Good day folks.
I hope that you are all safe and well. After the horrific events in Paris last Friday evening I think we will all have taken stock and realised just how precious life is. We were out for a celebratory meal with family when the news of the Paris attacks started to filter through and we listened to updates on the situation on our drive home. I wondered how many of the dead and injured were out, just like we were, relaxing and having a good time on a Friday evening. I envisaged us sitting at our table eating lovely food and chatting and then the room being sprayed by bullets from a Kalashnikov. It was a truly horrible thing to think but that was what it was like for those people in Paris. It made me want to keep my family with me all the time, to try my best to keep them safe. I'm sure many, many people felt the same way.
Hubby and I were out for two nights in a row at the weekend which is unusual for us these days. On Friday we ate at a lovely Thai restaurant with family and on Saturday we attended the 50th birthday celebrations of friends at a (fairly) local golf club. After Friday evening's meal I began to have tummy pains but thought nothing of it, assuming that it was the rich food and the mixture of a cocktail and prosecco that was the problem. We had curry on Saturday evening and I drank a gin and tonic and a small glass of wine as I was driving that night. On Sunday morning I felt dreadful.... tummy spasms, headache, general rubbishness....so spent the majority of the day in my pyjamas in bed feeling sorry for myself. Today I still have the headache but it's getting better. I feel sure that the rich food is mostly to blame for my tummy troubles and, to be honest, I think that age plays a part too. Gone are the days when I can eat what I like, drink what I like and stay up late without consequences. Goodness, I sound like I'm about 90 years old!
Talking of feeling my age brings me to mentioning the Guildford triathlon Yes, my son and I, in a moment of madness I fear, have signed up to take part in our first, and probably only, triathlon which takes place in May next year. I may have mentioned before that we do like a challenge and we have done marathons, half marathons, 10 and 5 ks and walks between us over the past few years.

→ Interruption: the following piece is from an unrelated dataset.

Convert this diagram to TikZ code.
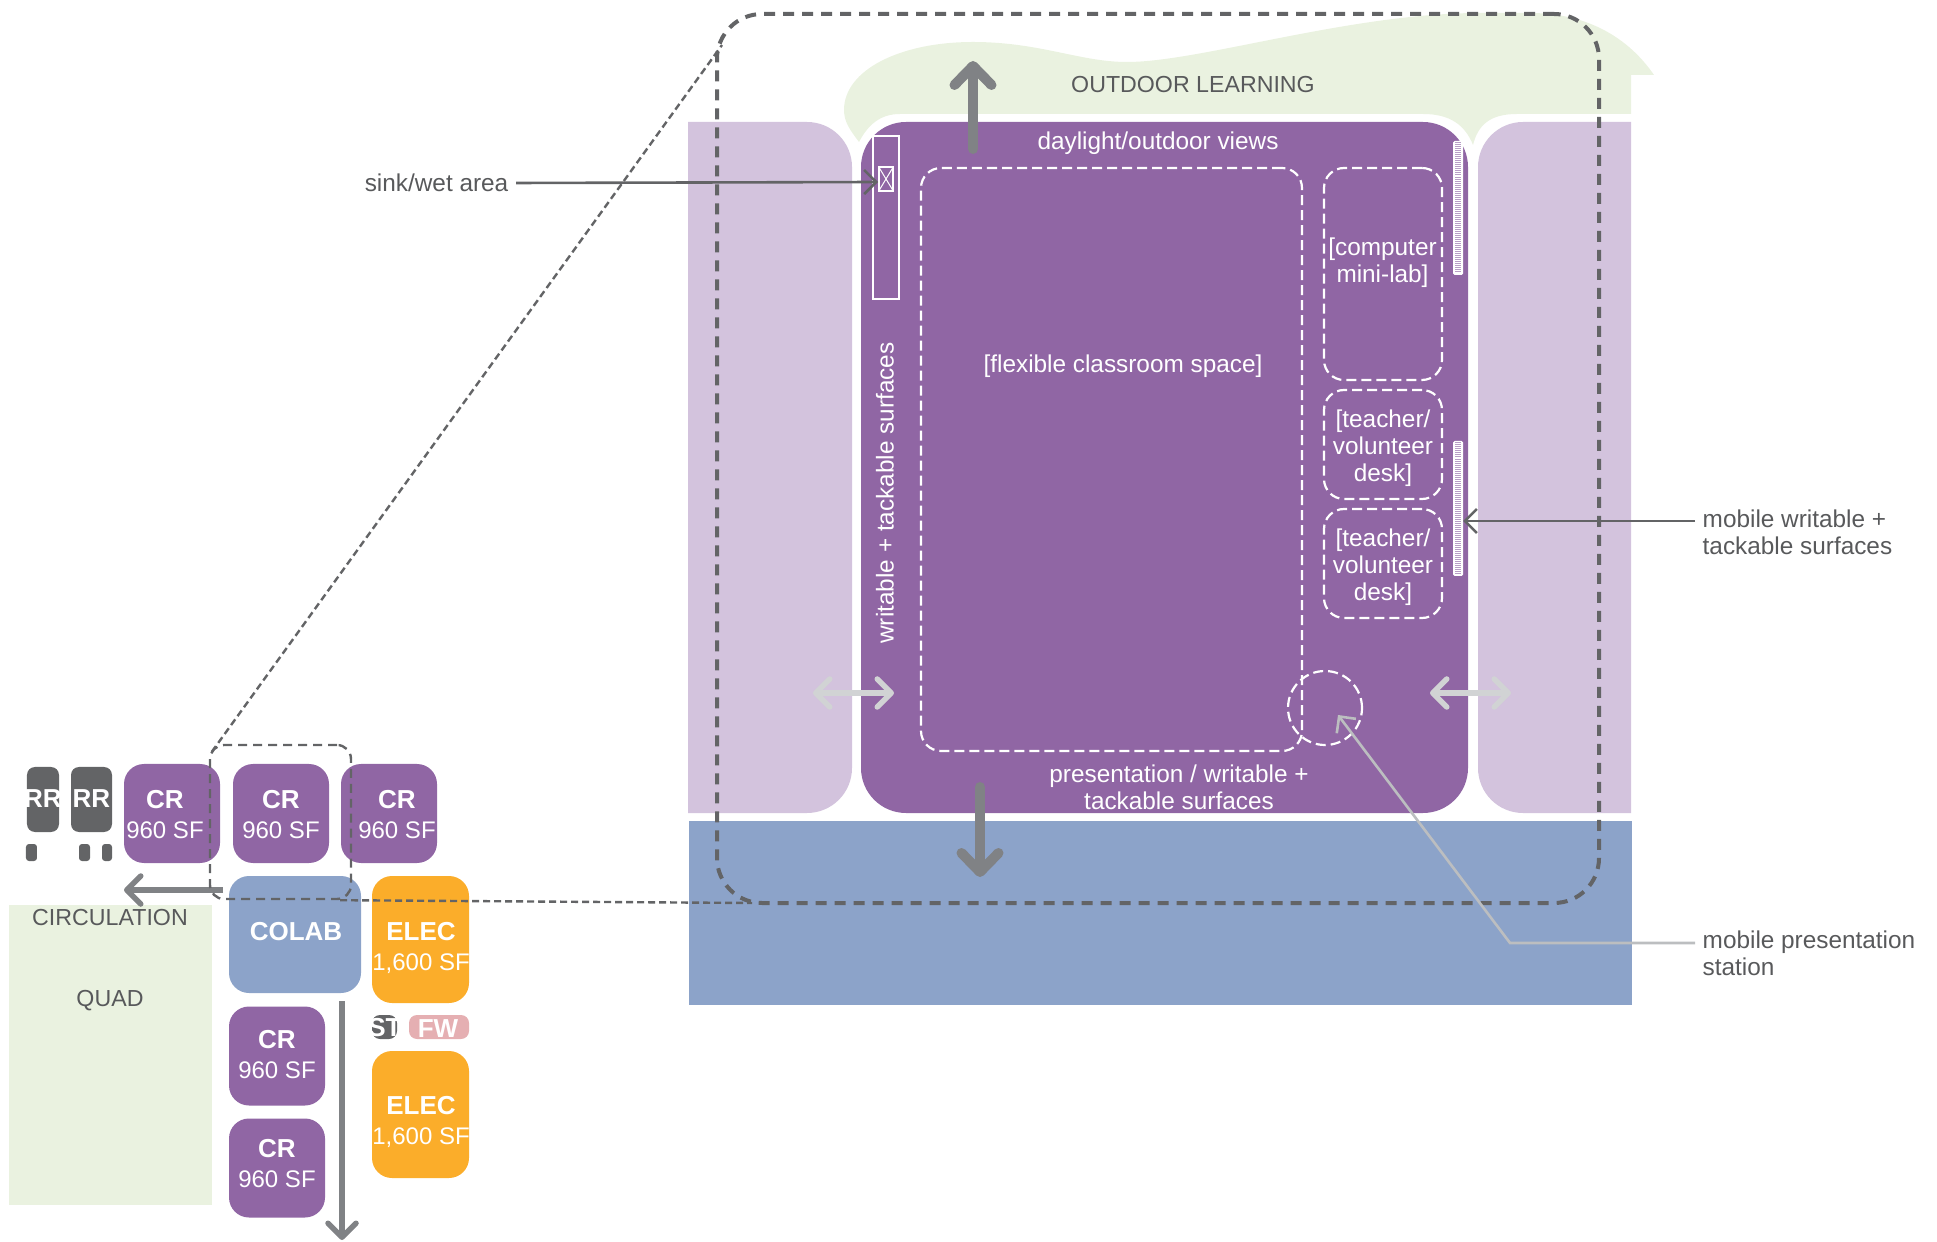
\documentclass[tikz,border=0pt]{standalone}
\usepackage{fontspec}
\setmainfont{Liberation Sans}
\usetikzlibrary{arrows.meta}

\definecolor{roompurple}{HTML}{9066A4}
\definecolor{softpurple}{HTML}{D3C3DD}
\definecolor{outdoorgreen}{HTML}{EAF2E0}
\definecolor{colabblue}{HTML}{8CA3C9}
\definecolor{elecorange}{HTML}{FBAD2A}
\definecolor{fwpink}{HTML}{E5AFB2}
\definecolor{darkgrey}{HTML}{636466}
\definecolor{midgrey}{HTML}{808285}
\definecolor{palegrey}{HTML}{D1D3D4}
\definecolor{leadgrey}{HTML}{BCBEC0}
\definecolor{textgrey}{HTML}{58595B}

\newcommand{\smalltext}{\fontsize{6.83}{8.54}\selectfont}
\newcommand{\plantext}{\fontsize{6.93}{7.68}\selectfont}
\newcommand{\roomname}[1]{{\fontsize{7.4}{8.54}\selectfont\bfseries #1}}

\tikzset{
	box/.style = {rounded corners = 0.2cm, inner sep = 0, text = white, align = center},
	crbox/.style = {box, fill = roompurple, minimum width = 0.96cm, minimum height = 0.99cm},
	elecbox/.style = {box, fill = elecorange, minimum width = 0.97cm, minimum height = 1.27cm},
	rrbox/.style = {box, rounded corners = 0.08cm, fill = darkgrey, font = \smalltext},
	roomtext/.style = {inner sep = 0, text = white, align = center, font = \smalltext},
	plantext/.style = {inner sep = 0, text = white, align = center, font = \plantext},
	greytext/.style = {inner xsep = 0.07cm, inner ysep = 0, text = textgrey, align = left, font = \plantext},
	capstext/.style = {greytext, font = \fontsize{6.6}{7.68}\selectfont},
	deskframe/.style = {draw = white, line width = 0.022cm, dash pattern = on 0.10cm off 0.05cm, rounded corners = 0.2cm, inner sep = 0, text = white, align = center, font = \plantext},
	bigarrow/.style = {draw = midgrey, line width = 0.1cm, line cap = round, -{Straight Barb[round, length = 0.19cm, width = 0.37cm]}},
	midarrow/.style = {draw = midgrey, line width = 0.055cm, -{Straight Barb[round, length = 0.14cm, width = 0.28cm]}},
	swaparrow/.style = {draw = palegrey, line width = 0.055cm, {Straight Barb[round, length = 0.14cm, width = 0.28cm]}-{Straight Barb[round, length = 0.14cm, width = 0.28cm]}},
	leadline/.style = {line width = 0.026cm, -{Straight Barb[length = 0.12cm, width = 0.24cm]}},
	linkline/.style = {draw = darkgrey, line width = 0.024cm, dash pattern = on 0.07cm off 0.04cm}
}

\begin{document}
\begin{tikzpicture}

\useasboundingbox (0, 0) rectangle (19.37, -12.42);

% key plan
\begin{scope}[xshift = 0cm, yshift = 0cm]
\fill[outdoorgreen] (0.09, -9.05) rectangle (2.12, -12.05);
\node[capstext] (circulationtext) at (1.10, -9.18) {CIRCULATION};
\node[capstext] (quadtext) at (1.10, -10.01) {QUAD};

\node[rrbox, minimum width = 0.32cm, minimum height = 0.65cm] (rrA) at (0.43, -7.995) {};
\node[rrbox, minimum width = 0.41cm, minimum height = 0.65cm] (rrB) at (0.915, -7.995) {};
\node[roomtext] (rrAtext) at (0.43, -7.985) {\roomname{RR}};
\node[roomtext] (rrBtext) at (0.915, -7.985) {\roomname{RR}};
\fill[darkgrey, rounded corners = 0.03cm] (0.26, -8.44) rectangle (0.37, -8.61);
\fill[darkgrey, rounded corners = 0.03cm] (0.79, -8.44) rectangle (0.90, -8.61);
\fill[darkgrey, rounded corners = 0.03cm] (1.02, -8.44) rectangle (1.12, -8.61);

\node[crbox] (crA) at (1.72, -8.135) {};
\node[crbox] (crB) at (2.81, -8.135) {};
\node[crbox] (crC) at (3.89, -8.135) {};
\node[crbox] (crD) at (2.77, -10.56) {};
\node[crbox] (crE) at (2.77, -11.68) {};
\node[roomtext] (crAtext) at (1.65, -8.145) {\roomname{CR}\\960 SF};
\node[roomtext] (crBtext) at (2.81, -8.145) {\roomname{CR}\\960 SF};
\node[roomtext] (crCtext) at (3.97, -8.145) {\roomname{CR}\\960 SF};
\node[roomtext] (crDtext) at (2.77, -10.55) {\roomname{CR}\\960 SF};
\node[roomtext] (crEtext) at (2.77, -11.635) {\roomname{CR}\\960 SF};

\node[box, fill = colabblue, minimum width = 1.32cm, minimum height = 1.17cm] (colab) at (2.95, -9.345) {};
\node[roomtext] (colabtext) at (2.96, -9.32) {\roomname{COLAB}};

\node[elecbox] (elecA) at (4.205, -9.395) {};
\node[elecbox] (elecB) at (4.205, -11.145) {};
\node[roomtext] (elecAtext) at (4.21, -9.48) {\roomname{ELEC}\\1,600 SF};
\node[roomtext] (elecBtext) at (4.21, -11.22) {\roomname{ELEC}\\1,600 SF};

\node[rrbox, minimum width = 0.25cm, minimum height = 0.24cm] (stbox) at (3.845, -10.27) {};
\node[roomtext] (sttext) at (3.85, -10.275) {\roomname{ST}};
\node[rrbox, fill = fwpink, minimum width = 0.60cm, minimum height = 0.24cm] (fwbox) at (4.39, -10.27) {};
\node[roomtext] (fwtext) at (4.38, -10.285) {\roomname{FW}};

\draw[midarrow] (2.23, -8.90) -- (1.24, -8.90);
\draw[midarrow] (3.42, -10.01) -- (3.42, -12.40);

\node[draw = darkgrey, line width = 0.024cm, dash pattern = on 0.09cm off 0.06cm, rounded corners = 0.14cm, minimum width = 1.41cm, minimum height = 1.54cm, inner sep = 0] (smallframe) at (2.805, -8.22) {};
\end{scope}


% enlarged classroom
\begin{scope}[xshift = 0cm, yshift = 0cm]
\fill[outdoorgreen] (8.59, -1.42) .. controls (8.50, -1.30) and (8.44, -1.22) .. (8.44, -1.10)
	.. controls (8.44, -0.70) and (9.00, -0.42) .. (9.73, -0.42)
	.. controls (10.40, -0.42) and (10.80, -0.62) .. (11.27, -0.62)
	.. controls (12.00, -0.62) and (13.50, -0.13) .. (14.80, -0.13)
	-- (15.30, -0.13) .. controls (15.90, -0.13) and (16.30, -0.40) .. (16.54, -0.75)
	-- (16.31, -0.75) -- (16.31, -1.14) -- (15.17, -1.14)
	.. controls (14.90, -1.14) and (14.78, -1.25) .. (14.73, -1.45)
	.. controls (14.65, -1.25) and (14.50, -1.14) .. (14.23, -1.14)
	-- (9.00, -1.14) .. controls (8.80, -1.14) and (8.68, -1.25) .. (8.59, -1.42) -- cycle;

\fill[softpurple] (6.88, -1.22) [rounded corners = 0.45cm] -- (8.52, -1.22) -- (8.52, -8.13) [sharp corners] -- (6.88, -8.13) -- cycle;
\fill[softpurple] (16.31, -1.22) [rounded corners = 0.45cm] -- (14.78, -1.22) -- (14.78, -8.13) [sharp corners] -- (16.31, -8.13) -- cycle;
\fill[roompurple, rounded corners = 0.45cm] (8.61, -1.22) rectangle (14.68, -8.13);
\fill[colabblue] (6.89, -8.21) rectangle (16.32, -10.05);

\node[capstext] (outdoortext) at (11.93, -0.845) {OUTDOOR LEARNING};
\node[plantext] (daylighttext) at (11.58, -1.43) {daylight/outdoor views};

% sink
\draw[white, line width = 0.022cm] (8.73, -1.36) rectangle (8.99, -2.99);
\node[draw = white, line width = 0.012cm, minimum width = 0.14cm, minimum height = 0.24cm, inner sep = 0] (sinkbox) at (8.86, -1.79) {};
\draw[white, line width = 0.01cm] (sinkbox.north west) -- (sinkbox.south east);
\draw[white, line width = 0.01cm] (sinkbox.north east) -- (sinkbox.south west);

% dashed zones
\node[deskframe, minimum width = 3.81cm, minimum height = 5.83cm] (flexframe) at (11.115, -4.595) {};
\node[plantext] (flextext) at (11.23, -3.665) {[flexible classroom space]};
\node[deskframe, minimum width = 1.18cm, minimum height = 2.12cm] (labframe) at (13.83, -2.74) {};
\node[plantext] (labtext) at (13.825, -2.63) {[computer\\mini-lab]};
\node[deskframe, minimum width = 1.18cm, minimum height = 1.09cm] (deskA) at (13.83, -4.445) {};
\node[deskframe, minimum width = 1.18cm, minimum height = 1.09cm] (deskB) at (13.83, -5.635) {};
\node[plantext] (deskAtext) at (13.83, -4.48) {[teacher/\\volunteer\\desk]};
\node[plantext] (deskBtext) at (13.83, -5.67) {[teacher/\\volunteer\\desk]};
\node[deskframe, circle, minimum size = 0.74cm] (stationcircle) at (13.25, -7.08) {};

% sliding boards
\foreach \top/\bottom/\rows in {1.41/2.75/65, 4.41/5.76/66} {
	\fill[white, rounded corners = 0.015cm] (14.53, -\top) rectangle (14.63, -\bottom);
	\foreach \i in {1,...,\rows} {
		\draw[softpurple!60!roompurple, line width = 0.01cm] (14.55, {-\top-\i*0.02}) -- (14.61, {-\top-\i*0.02});
	}
}

\node[plantext, rotate = 90] (writabletext) at (8.85, -4.93) {writable + tackable surfaces};
\node[plantext] (presenttext) at (11.79, -7.87) {presentation / writable +\\tackable surfaces};

\draw[bigarrow] (9.73, -1.49) -- (9.73, -0.61);
\draw[bigarrow] (9.80, -7.87) -- (9.80, -8.77);
\draw[swaparrow] (8.13, -6.93) -- (8.94, -6.93);
\draw[swaparrow] (14.30, -6.93) -- (15.11, -6.93);

\node[draw = darkgrey, line width = 0.04cm, dash pattern = on 0.11cm off 0.08cm, rounded corners = 0.45cm, minimum width = 8.82cm, minimum height = 8.89cm, inner sep = 0] (bigframe) at (11.58, -4.585) {};
\end{scope}


% links between the two frames
\coordinate (linktop) at (7.22, -0.45);
\coordinate (linkbottom) at (7.52, -9.03);
\draw[linkline] (smallframe.north west) ++(0.03, -0.08) -- (linktop);
\draw[linkline] (smallframe.south east) ++(-0.12, 0) -- (linkbottom);


% callouts
\node[greytext, anchor = east] (sinklabel) at (5.16, -1.83) {sink/wet area};
\node[greytext, anchor = west] (mobilelabel) at (16.95, -5.32) {mobile writable +\\tackable surfaces};
\node[greytext, anchor = west] (stationlabel) at (16.95, -9.53) {mobile presentation\\station};

\coordinate (sinkpoint) at (8.78, -1.82);
\coordinate (boardpoint) at (14.63, -5.21);
\coordinate (stationpoint) at (13.38, -7.15);
\coordinate (stationbend) at (15.10, -9.43);

\draw[leadline, draw = darkgrey] (sinklabel.east) -- (sinkpoint);
\draw[leadline, draw = darkgrey] ([yshift = 0.11cm]mobilelabel.west) -- (boardpoint);
\draw[leadline, draw = leadgrey] ([yshift = 0.10cm]stationlabel.west) -- (stationbend) -- (stationpoint);

\end{tikzpicture}
\end{document}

I wanted to challenge myself and try something different as I know that my knees are not up to another marathon as much as I'd like to do one. When I read about the triathlon I thought to myself that it might just be the perfect challenge for me/us. I sent the link to my son who agreed with me that it seemed like a good idea and so I signed us both up for it.
Of course, then I started to think about it more seriously and realised that I am totally unprepared for what is coming our way. I began to look at training plans and schedules, at the equipment needed and the level of basic fitness required and started to seriously question my decision to take on the challenge.
I have bought myself a 2nd hand bike which I yet to pick up, I don't have a cycle helmet and I will need to by a special one because my head is so big. I do have wet suit of sorts but I haven't ever worn it and I don't know if I will actually need to wear one anyway as the swim section of the triathlon is indoors. I do have running gear from all of my previous challenges but I will need a new pair of trainers.
Add to this the fact that I haven't exercised at all, apart from dog walking, for at least 6 months and the fact that my knowledge of triathlons is basic at best and you may be able to see why I am questioning my decision to take up this challenge!
I know that, as long as I stay healthy and work on my fitness, put in the effort and stick to a training regime, I will be able to complete this but just at this moment I am having serious jitters about the whole thing.
I may do a seperate blog for the event as I did when we took part in Silverstone half marathon but we will see.
So that's all from me for now. I'm off to try and finish the blanket that I have been attempting to knit for absolutely ages. Stay safe and look after each other. The world can be a very scarey place as we have all witnessed in the last few days.